### THE EXERCISE
Print the data that follows exactly.
____
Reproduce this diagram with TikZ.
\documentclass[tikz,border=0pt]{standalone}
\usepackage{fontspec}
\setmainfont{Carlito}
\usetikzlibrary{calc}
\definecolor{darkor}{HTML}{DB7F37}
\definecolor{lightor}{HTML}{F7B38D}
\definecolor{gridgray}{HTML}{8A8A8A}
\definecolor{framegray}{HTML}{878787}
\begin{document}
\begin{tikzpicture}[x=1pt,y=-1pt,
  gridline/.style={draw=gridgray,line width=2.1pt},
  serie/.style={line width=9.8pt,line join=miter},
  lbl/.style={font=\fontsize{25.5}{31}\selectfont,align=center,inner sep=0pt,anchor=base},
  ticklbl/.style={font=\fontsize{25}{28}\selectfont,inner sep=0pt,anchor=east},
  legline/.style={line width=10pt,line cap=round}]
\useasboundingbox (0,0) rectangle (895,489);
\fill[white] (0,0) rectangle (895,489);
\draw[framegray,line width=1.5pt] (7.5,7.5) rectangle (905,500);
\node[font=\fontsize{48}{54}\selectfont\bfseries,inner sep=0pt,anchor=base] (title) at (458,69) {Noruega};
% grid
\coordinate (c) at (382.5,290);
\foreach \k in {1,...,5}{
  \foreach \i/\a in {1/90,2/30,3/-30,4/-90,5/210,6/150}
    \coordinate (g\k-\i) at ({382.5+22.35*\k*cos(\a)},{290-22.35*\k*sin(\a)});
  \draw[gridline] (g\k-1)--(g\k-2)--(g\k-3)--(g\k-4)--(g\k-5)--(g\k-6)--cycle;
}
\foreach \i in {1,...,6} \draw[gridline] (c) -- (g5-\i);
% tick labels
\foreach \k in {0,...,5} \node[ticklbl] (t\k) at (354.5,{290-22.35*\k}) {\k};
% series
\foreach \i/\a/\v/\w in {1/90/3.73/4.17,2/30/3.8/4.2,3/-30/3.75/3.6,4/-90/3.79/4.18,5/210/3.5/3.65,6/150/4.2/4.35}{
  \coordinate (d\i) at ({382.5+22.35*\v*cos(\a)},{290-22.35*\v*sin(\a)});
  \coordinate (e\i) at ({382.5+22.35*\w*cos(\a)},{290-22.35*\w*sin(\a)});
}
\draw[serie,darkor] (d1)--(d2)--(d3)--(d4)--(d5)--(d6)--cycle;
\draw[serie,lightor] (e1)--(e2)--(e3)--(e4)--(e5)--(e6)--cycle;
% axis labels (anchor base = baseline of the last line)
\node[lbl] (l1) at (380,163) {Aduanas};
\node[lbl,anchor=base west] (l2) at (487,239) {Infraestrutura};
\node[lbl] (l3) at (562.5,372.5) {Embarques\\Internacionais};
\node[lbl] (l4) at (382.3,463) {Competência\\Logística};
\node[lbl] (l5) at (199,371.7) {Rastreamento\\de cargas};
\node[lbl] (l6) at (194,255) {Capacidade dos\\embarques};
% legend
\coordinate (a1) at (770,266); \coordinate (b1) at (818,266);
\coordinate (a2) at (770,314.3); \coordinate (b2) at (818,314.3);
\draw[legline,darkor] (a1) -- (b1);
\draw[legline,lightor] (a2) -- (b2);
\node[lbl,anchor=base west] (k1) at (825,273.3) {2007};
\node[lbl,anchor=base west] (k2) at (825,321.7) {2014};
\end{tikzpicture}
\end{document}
____
### EXPECTED ANSWER
Reproduce this diagram with TikZ.
\documentclass[tikz,border=0pt]{standalone}
\usepackage{fontspec}
\setmainfont{Carlito}
\usetikzlibrary{calc}
\definecolor{darkor}{HTML}{DB7F37}
\definecolor{lightor}{HTML}{F7B38D}
\definecolor{gridgray}{HTML}{8A8A8A}
\definecolor{framegray}{HTML}{878787}
\begin{document}
\begin{tikzpicture}[x=1pt,y=-1pt,
  gridline/.style={draw=gridgray,line width=2.1pt},
  serie/.style={line width=9.8pt,line join=miter},
  lbl/.style={font=\fontsize{25.5}{31}\selectfont,align=center,inner sep=0pt,anchor=base},
  ticklbl/.style={font=\fontsize{25}{28}\selectfont,inner sep=0pt,anchor=east},
  legline/.style={line width=10pt,line cap=round}]
\useasboundingbox (0,0) rectangle (895,489);
\fill[white] (0,0) rectangle (895,489);
\draw[framegray,line width=1.5pt] (7.5,7.5) rectangle (905,500);
\node[font=\fontsize{48}{54}\selectfont\bfseries,inner sep=0pt,anchor=base] (title) at (458,69) {Noruega};
% grid
\coordinate (c) at (382.5,290);
\foreach \k in {1,...,5}{
  \foreach \i/\a in {1/90,2/30,3/-30,4/-90,5/210,6/150}
    \coordinate (g\k-\i) at ({382.5+22.35*\k*cos(\a)},{290-22.35*\k*sin(\a)});
  \draw[gridline] (g\k-1)--(g\k-2)--(g\k-3)--(g\k-4)--(g\k-5)--(g\k-6)--cycle;
}
\foreach \i in {1,...,6} \draw[gridline] (c) -- (g5-\i);
% tick labels
\foreach \k in {0,...,5} \node[ticklbl] (t\k) at (354.5,{290-22.35*\k}) {\k};
% series
\foreach \i/\a/\v/\w in {1/90/3.73/4.17,2/30/3.8/4.2,3/-30/3.75/3.6,4/-90/3.79/4.18,5/210/3.5/3.65,6/150/4.2/4.35}{
  \coordinate (d\i) at ({382.5+22.35*\v*cos(\a)},{290-22.35*\v*sin(\a)});
  \coordinate (e\i) at ({382.5+22.35*\w*cos(\a)},{290-22.35*\w*sin(\a)});
}
\draw[serie,darkor] (d1)--(d2)--(d3)--(d4)--(d5)--(d6)--cycle;
\draw[serie,lightor] (e1)--(e2)--(e3)--(e4)--(e5)--(e6)--cycle;
% axis labels (anchor base = baseline of the last line)
\node[lbl] (l1) at (380,163) {Aduanas};
\node[lbl,anchor=base west] (l2) at (487,239) {Infraestrutura};
\node[lbl] (l3) at (562.5,372.5) {Embarques\\Internacionais};
\node[lbl] (l4) at (382.3,463) {Competência\\Logística};
\node[lbl] (l5) at (199,371.7) {Rastreamento\\de cargas};
\node[lbl] (l6) at (194,255) {Capacidade dos\\embarques};
% legend
\coordinate (a1) at (770,266); \coordinate (b1) at (818,266);
\coordinate (a2) at (770,314.3); \coordinate (b2) at (818,314.3);
\draw[legline,darkor] (a1) -- (b1);
\draw[legline,lightor] (a2) -- (b2);
\node[lbl,anchor=base west] (k1) at (825,273.3) {2007};
\node[lbl,anchor=base west] (k2) at (825,321.7) {2014};
\end{tikzpicture}
\end{document}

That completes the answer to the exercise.